§ Exercise objective
Beginning with the first line of the data below, reproduce every line unchanged, ending with the line that holds "-15564, -15562, -15560];".

════════════════

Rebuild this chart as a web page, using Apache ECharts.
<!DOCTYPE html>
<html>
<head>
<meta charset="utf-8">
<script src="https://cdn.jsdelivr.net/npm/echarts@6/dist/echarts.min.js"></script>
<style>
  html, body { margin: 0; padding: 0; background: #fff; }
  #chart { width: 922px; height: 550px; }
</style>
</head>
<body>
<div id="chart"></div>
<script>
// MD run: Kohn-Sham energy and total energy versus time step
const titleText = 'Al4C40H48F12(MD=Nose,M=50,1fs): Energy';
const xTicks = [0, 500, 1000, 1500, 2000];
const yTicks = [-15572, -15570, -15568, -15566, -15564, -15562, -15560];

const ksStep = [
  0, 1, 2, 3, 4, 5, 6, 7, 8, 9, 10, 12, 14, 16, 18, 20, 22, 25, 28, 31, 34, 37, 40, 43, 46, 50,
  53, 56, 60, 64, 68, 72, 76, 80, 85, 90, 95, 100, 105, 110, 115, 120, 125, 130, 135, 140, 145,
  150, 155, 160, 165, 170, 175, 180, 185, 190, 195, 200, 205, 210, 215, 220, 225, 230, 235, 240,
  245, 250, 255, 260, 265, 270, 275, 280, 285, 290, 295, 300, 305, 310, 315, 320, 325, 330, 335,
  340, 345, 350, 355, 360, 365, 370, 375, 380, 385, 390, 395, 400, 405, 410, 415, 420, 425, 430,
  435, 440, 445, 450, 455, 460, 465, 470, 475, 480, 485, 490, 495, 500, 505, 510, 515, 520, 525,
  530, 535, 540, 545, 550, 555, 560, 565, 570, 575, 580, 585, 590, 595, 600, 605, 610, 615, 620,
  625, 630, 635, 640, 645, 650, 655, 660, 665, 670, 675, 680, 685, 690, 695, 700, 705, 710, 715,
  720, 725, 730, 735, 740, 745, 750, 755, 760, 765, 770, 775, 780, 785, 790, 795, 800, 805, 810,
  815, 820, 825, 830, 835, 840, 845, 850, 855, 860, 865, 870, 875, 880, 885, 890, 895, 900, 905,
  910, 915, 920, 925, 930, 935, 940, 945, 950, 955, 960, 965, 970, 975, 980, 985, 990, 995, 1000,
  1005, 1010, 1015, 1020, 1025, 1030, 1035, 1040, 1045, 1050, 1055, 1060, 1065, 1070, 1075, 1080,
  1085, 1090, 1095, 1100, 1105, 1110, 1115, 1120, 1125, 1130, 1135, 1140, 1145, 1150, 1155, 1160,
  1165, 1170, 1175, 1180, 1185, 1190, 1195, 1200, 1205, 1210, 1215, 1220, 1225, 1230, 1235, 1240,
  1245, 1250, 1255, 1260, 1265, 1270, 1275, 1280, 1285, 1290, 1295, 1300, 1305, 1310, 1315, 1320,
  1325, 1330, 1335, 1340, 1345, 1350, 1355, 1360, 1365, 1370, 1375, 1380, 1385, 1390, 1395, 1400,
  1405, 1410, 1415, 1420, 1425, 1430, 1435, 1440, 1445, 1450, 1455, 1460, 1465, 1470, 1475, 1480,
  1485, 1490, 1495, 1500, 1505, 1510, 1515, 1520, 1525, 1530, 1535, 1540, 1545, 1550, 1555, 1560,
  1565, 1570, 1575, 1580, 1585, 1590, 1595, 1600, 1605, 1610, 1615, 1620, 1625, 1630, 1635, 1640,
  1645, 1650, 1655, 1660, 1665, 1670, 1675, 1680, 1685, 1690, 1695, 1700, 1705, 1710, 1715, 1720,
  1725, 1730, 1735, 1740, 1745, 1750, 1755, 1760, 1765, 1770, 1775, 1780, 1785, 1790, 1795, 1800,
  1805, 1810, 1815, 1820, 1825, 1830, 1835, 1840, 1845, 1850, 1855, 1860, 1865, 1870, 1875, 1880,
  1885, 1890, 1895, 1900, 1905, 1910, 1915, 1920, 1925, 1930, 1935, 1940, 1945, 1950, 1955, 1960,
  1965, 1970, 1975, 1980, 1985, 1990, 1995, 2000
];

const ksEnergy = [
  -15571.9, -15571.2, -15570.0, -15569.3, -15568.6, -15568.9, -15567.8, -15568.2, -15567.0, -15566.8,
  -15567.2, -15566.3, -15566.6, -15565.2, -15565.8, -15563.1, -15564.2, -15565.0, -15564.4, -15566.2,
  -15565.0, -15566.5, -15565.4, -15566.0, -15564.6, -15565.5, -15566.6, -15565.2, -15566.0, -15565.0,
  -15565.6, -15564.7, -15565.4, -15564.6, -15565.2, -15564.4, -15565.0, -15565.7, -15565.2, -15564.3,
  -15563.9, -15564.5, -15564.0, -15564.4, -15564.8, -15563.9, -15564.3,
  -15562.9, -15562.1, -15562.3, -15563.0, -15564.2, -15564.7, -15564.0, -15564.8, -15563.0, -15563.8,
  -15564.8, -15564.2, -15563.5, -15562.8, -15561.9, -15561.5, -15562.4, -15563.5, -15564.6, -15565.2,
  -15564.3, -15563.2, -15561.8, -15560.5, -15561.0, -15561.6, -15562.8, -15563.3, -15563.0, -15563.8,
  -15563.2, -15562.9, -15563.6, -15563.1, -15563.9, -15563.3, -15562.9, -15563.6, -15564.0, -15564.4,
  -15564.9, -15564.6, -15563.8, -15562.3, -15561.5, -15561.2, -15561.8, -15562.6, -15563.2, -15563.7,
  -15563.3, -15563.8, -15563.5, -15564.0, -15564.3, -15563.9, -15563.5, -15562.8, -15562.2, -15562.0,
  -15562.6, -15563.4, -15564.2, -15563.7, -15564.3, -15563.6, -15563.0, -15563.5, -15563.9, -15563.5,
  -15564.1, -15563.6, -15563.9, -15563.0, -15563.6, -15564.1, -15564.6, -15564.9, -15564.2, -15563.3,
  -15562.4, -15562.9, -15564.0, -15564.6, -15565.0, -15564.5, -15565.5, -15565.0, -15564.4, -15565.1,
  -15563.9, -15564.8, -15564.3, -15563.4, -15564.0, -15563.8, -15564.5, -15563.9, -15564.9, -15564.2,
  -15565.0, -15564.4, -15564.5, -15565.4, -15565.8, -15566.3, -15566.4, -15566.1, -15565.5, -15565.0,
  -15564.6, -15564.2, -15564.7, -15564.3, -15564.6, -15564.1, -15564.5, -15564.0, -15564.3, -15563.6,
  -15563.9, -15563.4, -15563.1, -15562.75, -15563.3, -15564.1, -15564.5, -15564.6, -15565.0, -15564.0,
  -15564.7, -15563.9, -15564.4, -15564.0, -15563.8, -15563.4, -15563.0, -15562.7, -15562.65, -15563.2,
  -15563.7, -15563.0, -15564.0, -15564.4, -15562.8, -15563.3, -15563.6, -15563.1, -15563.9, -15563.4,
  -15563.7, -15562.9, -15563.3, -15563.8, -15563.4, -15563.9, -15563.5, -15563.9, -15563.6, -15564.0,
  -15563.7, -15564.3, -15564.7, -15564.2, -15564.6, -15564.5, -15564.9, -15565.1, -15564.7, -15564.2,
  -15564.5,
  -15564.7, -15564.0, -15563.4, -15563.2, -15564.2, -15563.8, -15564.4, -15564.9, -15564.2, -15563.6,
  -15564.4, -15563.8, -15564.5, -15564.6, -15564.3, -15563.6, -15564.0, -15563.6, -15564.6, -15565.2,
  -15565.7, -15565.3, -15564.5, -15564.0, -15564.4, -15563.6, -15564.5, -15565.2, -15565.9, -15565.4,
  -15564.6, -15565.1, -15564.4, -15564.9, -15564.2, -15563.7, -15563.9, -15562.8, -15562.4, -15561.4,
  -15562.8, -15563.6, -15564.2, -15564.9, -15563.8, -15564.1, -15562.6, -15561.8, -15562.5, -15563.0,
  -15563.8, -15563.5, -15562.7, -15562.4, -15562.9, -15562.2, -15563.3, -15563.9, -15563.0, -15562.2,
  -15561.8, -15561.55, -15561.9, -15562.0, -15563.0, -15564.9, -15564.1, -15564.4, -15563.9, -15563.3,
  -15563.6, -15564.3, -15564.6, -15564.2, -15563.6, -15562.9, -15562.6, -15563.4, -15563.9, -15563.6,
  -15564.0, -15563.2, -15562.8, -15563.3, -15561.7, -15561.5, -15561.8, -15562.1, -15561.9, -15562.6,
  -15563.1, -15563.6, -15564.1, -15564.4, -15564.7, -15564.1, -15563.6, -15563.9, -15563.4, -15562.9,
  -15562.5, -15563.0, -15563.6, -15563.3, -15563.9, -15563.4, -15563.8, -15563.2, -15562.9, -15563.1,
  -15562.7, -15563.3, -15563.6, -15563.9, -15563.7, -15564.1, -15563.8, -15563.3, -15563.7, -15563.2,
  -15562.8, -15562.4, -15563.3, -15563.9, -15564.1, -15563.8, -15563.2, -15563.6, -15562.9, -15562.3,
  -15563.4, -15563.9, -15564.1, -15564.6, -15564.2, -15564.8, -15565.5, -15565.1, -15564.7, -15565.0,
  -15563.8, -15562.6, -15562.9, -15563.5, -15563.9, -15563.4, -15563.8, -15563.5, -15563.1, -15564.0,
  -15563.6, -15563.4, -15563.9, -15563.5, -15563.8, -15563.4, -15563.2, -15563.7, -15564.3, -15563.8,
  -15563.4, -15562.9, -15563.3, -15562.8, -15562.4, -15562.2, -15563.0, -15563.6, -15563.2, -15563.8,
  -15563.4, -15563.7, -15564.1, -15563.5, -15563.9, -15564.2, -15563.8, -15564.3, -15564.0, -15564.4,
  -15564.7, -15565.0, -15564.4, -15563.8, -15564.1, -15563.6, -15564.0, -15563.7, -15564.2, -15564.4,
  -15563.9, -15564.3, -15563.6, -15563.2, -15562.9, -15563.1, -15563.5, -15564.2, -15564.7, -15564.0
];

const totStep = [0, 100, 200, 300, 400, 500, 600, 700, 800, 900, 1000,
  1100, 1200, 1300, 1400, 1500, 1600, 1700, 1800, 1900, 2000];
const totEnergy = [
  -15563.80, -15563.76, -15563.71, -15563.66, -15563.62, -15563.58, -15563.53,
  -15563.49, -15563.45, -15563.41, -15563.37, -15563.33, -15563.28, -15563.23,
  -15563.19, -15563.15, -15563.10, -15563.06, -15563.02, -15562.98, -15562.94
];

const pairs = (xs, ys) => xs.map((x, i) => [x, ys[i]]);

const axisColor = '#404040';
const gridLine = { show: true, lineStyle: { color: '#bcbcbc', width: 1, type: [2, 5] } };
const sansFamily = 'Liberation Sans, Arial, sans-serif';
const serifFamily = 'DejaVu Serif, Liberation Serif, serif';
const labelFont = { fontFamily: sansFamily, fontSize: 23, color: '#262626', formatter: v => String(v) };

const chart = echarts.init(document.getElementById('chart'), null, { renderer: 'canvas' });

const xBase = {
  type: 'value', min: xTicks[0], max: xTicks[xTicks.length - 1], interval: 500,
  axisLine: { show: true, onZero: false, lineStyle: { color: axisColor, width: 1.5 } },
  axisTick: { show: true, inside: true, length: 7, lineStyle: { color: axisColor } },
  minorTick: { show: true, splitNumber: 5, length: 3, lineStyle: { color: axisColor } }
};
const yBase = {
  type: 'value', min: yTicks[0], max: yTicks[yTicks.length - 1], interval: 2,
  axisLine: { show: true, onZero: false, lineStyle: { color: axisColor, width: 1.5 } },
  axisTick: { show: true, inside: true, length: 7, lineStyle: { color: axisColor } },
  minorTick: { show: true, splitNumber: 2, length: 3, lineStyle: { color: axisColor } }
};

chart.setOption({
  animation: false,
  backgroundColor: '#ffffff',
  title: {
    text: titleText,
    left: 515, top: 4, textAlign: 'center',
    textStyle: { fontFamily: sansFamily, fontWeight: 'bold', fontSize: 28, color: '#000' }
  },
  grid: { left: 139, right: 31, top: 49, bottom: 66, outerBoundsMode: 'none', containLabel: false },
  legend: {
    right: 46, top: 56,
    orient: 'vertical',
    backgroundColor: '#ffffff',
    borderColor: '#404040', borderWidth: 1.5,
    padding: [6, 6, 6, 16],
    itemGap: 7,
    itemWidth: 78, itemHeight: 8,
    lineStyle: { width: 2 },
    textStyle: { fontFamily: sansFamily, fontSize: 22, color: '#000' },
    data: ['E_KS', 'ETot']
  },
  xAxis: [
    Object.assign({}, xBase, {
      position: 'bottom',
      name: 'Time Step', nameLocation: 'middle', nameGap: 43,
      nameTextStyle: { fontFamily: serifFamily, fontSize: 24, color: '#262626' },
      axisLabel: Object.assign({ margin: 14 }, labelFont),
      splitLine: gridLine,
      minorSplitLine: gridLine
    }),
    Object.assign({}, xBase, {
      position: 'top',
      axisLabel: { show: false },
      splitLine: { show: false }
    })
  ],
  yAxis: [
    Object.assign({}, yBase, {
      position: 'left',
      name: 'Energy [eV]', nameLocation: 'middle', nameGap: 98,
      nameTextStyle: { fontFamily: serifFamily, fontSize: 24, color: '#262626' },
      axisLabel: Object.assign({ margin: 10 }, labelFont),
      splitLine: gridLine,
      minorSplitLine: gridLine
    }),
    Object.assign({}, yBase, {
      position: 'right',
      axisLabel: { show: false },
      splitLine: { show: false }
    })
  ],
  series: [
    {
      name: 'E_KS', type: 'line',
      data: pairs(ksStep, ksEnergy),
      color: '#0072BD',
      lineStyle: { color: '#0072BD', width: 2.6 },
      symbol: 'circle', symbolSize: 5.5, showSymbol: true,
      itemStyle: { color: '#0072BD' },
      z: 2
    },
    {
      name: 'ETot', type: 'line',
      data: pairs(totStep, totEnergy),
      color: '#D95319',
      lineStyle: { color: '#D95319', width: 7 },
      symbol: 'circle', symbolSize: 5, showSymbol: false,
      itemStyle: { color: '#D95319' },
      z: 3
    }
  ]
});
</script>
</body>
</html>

════════════════

§ Answer to this exercise
Rebuild this chart as a web page, using Apache ECharts.
<!DOCTYPE html>
<html>
<head>
<meta charset="utf-8">
<script src="https://cdn.jsdelivr.net/npm/echarts@6/dist/echarts.min.js"></script>
<style>
  html, body { margin: 0; padding: 0; background: #fff; }
  #chart { width: 922px; height: 550px; }
</style>
</head>
<body>
<div id="chart"></div>
<script>
// MD run: Kohn-Sham energy and total energy versus time step
const titleText = 'Al4C40H48F12(MD=Nose,M=50,1fs): Energy';
const xTicks = [0, 500, 1000, 1500, 2000];
const yTicks = [-15572, -15570, -15568, -15566, -15564, -15562, -15560];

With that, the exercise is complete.